_What the task asks_:
Starting from the top of the material, restate each line exactly until the line that contains "0.1845, 0.1409, 0.1054];", which is also copied. Pictures are excluded.

_Recorded data_:
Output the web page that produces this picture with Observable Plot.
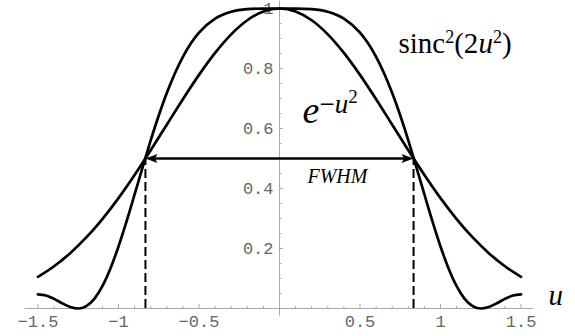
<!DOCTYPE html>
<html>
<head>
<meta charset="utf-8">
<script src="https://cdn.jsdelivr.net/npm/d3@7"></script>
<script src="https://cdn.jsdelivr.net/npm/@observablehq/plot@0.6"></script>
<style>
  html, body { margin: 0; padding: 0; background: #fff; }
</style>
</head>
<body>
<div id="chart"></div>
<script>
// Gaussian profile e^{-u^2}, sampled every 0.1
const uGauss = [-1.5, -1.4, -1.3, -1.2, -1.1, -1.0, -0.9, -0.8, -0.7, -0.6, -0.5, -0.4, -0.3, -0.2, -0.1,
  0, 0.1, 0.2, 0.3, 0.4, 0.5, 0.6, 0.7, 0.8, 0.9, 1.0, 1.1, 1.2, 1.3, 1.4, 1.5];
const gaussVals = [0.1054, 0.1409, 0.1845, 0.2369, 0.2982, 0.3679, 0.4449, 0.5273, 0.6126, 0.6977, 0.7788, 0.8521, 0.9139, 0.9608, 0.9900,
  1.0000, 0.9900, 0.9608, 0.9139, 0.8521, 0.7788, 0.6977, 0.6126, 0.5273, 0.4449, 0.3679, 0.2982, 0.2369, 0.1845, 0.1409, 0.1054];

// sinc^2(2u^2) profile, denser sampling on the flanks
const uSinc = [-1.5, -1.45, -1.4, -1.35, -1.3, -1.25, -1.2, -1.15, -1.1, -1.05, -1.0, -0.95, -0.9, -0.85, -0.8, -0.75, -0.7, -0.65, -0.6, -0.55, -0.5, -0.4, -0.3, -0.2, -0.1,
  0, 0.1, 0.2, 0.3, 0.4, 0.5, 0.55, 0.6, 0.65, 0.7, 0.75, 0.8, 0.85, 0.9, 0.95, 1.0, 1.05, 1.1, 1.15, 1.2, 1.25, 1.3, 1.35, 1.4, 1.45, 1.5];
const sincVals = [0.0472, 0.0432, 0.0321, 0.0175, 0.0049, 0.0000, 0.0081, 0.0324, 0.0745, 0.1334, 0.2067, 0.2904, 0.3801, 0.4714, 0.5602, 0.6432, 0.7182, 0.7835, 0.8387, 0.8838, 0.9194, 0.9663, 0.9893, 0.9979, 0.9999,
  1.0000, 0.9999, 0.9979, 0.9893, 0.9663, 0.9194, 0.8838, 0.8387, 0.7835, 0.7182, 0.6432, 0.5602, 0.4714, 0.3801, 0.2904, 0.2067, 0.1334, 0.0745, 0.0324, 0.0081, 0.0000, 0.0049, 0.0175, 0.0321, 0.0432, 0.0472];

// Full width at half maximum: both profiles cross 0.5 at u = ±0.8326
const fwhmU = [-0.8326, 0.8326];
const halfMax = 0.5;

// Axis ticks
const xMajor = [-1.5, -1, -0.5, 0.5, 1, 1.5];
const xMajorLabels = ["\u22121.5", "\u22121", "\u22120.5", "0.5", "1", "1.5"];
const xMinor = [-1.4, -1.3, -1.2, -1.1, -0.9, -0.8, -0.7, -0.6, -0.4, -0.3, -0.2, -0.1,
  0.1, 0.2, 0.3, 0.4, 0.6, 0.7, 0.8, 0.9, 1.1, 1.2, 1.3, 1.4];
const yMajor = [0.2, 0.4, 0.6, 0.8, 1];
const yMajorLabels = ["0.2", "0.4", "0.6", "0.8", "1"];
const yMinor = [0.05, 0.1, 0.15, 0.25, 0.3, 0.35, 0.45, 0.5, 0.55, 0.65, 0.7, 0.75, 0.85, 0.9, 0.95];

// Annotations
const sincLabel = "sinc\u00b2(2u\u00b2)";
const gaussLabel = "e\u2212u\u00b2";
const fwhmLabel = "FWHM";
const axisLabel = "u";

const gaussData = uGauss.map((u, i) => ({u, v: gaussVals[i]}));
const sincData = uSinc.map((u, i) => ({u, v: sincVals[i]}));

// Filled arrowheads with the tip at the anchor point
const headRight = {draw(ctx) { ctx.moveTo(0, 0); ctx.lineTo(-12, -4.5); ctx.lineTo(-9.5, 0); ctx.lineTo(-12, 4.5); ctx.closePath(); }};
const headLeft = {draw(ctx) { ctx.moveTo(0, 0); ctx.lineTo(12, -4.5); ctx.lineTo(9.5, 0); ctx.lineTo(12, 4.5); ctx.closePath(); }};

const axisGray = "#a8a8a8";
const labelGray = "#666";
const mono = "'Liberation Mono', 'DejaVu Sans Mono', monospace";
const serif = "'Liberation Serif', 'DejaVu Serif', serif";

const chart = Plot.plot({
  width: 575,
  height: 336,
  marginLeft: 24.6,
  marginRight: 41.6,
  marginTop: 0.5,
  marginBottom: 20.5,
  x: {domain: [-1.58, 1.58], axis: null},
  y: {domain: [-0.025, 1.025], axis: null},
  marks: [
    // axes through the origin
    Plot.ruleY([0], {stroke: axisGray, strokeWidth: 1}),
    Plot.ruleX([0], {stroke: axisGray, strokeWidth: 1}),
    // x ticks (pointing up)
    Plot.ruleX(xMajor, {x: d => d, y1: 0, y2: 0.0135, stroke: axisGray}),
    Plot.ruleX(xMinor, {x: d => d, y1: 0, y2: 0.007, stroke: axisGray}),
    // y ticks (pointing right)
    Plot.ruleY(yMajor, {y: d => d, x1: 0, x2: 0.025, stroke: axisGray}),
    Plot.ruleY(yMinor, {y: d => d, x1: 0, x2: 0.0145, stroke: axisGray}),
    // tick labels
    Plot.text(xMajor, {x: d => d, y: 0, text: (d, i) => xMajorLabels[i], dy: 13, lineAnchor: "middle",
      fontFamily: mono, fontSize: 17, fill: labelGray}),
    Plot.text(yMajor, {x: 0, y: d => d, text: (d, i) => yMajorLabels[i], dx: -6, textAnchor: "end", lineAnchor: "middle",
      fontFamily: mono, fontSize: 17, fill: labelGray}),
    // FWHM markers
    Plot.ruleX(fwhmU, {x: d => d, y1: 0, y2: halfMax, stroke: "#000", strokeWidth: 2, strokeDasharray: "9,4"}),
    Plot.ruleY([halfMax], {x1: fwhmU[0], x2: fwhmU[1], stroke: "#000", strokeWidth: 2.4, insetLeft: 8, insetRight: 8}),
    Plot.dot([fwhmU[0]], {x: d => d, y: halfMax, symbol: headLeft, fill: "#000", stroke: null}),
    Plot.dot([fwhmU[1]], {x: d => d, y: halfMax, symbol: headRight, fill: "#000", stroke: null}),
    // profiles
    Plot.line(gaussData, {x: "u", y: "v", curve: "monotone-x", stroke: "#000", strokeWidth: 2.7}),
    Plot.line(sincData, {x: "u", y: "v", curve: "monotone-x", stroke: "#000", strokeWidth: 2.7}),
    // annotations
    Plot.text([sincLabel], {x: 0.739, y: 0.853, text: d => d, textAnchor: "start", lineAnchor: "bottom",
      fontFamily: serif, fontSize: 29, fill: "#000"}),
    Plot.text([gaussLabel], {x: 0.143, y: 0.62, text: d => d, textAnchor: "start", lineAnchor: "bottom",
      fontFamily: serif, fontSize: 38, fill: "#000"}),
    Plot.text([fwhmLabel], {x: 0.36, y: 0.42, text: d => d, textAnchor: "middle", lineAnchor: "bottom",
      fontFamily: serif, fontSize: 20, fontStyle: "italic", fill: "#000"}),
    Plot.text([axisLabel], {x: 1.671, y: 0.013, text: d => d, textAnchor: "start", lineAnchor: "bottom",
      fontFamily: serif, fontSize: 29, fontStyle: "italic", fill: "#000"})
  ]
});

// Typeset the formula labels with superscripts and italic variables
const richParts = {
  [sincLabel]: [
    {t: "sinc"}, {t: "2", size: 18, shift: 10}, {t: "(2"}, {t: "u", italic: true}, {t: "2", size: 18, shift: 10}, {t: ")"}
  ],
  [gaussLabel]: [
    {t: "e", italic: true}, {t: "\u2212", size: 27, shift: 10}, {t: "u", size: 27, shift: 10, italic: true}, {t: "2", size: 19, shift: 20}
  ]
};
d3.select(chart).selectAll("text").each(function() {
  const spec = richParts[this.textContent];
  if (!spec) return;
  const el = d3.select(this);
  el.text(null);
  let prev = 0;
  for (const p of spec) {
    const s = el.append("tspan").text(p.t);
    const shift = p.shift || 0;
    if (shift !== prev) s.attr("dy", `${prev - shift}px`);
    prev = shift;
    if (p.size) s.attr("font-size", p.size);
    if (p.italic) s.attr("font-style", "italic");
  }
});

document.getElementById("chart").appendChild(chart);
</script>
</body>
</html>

_Finished answer_:
Output the web page that produces this picture with Observable Plot.
<!DOCTYPE html>
<html>
<head>
<meta charset="utf-8">
<script src="https://cdn.jsdelivr.net/npm/d3@7"></script>
<script src="https://cdn.jsdelivr.net/npm/@observablehq/plot@0.6"></script>
<style>
  html, body { margin: 0; padding: 0; background: #fff; }
</style>
</head>
<body>
<div id="chart"></div>
<script>
// Gaussian profile e^{-u^2}, sampled every 0.1
const uGauss = [-1.5, -1.4, -1.3, -1.2, -1.1, -1.0, -0.9, -0.8, -0.7, -0.6, -0.5, -0.4, -0.3, -0.2, -0.1,
  0, 0.1, 0.2, 0.3, 0.4, 0.5, 0.6, 0.7, 0.8, 0.9, 1.0, 1.1, 1.2, 1.3, 1.4, 1.5];
const gaussVals = [0.1054, 0.1409, 0.1845, 0.2369, 0.2982, 0.3679, 0.4449, 0.5273, 0.6126, 0.6977, 0.7788, 0.8521, 0.9139, 0.9608, 0.9900,
  1.0000, 0.9900, 0.9608, 0.9139, 0.8521, 0.7788, 0.6977, 0.6126, 0.5273, 0.4449, 0.3679, 0.2982, 0.2369, 0.1845, 0.1409, 0.1054];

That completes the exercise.